Initial World Creation¶
Now it’s time to look back at the pitch and make it into a setting.
High Concept¶
Cement the High Concept of the setting. This may be the pitch itself if it’s sufficiently pithy, or it may be a series title or any other way the table chooses to nail down this specific campaign.
Some groups may choose to create their facts first and let those guide the campaign’s High Concept, others will choose to do it the other way around.
If possible the High Concept should incorporate the Campaign’s key Trouble.
Setting Facts¶
Each player has three pre-game Logos that must be spent to establish Facts.
None of the things the players decided about the setting are True yet.

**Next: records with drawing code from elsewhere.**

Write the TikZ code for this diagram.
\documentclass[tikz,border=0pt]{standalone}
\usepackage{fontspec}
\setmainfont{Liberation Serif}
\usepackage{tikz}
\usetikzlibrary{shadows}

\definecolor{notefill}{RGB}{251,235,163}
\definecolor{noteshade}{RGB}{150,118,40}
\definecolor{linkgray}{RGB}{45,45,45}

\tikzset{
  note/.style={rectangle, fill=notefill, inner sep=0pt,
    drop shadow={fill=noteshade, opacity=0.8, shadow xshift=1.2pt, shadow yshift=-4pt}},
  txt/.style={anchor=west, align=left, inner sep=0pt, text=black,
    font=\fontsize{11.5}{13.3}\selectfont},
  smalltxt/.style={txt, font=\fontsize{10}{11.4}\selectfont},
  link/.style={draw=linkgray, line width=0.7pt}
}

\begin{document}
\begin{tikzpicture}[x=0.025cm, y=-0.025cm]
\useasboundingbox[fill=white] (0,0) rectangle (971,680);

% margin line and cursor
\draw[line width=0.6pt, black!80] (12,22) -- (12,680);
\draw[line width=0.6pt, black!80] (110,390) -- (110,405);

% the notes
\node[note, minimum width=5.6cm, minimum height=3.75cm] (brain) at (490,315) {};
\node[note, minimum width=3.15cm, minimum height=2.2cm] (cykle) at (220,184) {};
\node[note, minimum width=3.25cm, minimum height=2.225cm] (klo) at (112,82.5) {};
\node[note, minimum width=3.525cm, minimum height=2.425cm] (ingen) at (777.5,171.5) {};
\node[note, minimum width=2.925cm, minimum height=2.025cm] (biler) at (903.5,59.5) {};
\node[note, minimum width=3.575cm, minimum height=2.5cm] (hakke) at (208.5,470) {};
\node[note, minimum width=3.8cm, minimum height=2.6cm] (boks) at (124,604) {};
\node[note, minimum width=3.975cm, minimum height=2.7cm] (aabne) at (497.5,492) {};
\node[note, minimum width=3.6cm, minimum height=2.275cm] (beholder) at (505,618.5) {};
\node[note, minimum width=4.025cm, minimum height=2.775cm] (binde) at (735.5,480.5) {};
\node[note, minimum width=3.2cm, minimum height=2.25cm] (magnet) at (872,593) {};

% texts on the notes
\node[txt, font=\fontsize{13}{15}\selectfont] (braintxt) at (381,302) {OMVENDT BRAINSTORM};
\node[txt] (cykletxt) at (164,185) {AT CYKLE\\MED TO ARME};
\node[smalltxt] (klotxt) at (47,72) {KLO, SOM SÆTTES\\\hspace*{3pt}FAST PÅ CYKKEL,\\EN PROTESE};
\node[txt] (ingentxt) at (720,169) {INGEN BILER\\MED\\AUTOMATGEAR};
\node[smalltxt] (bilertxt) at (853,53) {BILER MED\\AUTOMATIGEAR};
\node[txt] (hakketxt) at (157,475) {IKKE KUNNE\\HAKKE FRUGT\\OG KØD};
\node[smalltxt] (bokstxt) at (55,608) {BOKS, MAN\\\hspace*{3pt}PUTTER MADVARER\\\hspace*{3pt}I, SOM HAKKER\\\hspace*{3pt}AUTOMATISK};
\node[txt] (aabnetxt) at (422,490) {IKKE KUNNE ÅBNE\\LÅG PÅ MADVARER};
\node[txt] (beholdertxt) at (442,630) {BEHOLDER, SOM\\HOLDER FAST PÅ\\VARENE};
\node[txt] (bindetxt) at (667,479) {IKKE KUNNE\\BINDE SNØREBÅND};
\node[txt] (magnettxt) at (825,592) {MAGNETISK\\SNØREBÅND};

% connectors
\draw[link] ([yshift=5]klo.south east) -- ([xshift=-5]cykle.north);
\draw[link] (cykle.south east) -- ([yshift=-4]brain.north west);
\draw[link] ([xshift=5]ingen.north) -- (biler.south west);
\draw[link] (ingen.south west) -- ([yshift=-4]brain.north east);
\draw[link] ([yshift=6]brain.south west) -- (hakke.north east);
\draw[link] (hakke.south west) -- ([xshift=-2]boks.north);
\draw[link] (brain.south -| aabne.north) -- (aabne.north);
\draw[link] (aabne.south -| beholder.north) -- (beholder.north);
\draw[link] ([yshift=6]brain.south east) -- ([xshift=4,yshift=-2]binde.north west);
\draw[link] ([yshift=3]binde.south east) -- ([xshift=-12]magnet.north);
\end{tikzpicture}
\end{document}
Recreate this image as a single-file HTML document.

First a player must spend their Logos and accept the Price. Players may choose to make those Facts real or create entirely different facts.
Ideas that were generated during the pitch session may need to be split up into multiple facts if they are too broad. Edit and revise them until they conform to the breadth of facts discussed in the rules about facts.
Each player who will be making a Hero has 3 Logos that must be spent. Two of which must be spent to establish Setting Facts and one which may be spent on Metaphysics or Structural Facts.
If the GM chooses, they may claim their 3 tokens as well, but since they will be setting the price on all the player facts, it is often unnecessary.
Any pre-game Logos that is not spent is lost once this phase of world creation is done.
Any pitch facts that aren’t paid for with Logos and a Price, aren’t established in the game, yet. After Heroes are created player’s may spend Logos to establish additional Facts.
Once that’s done, it’s time to consider how the Heroes are related, if at all and how they as a group fit into the world just created.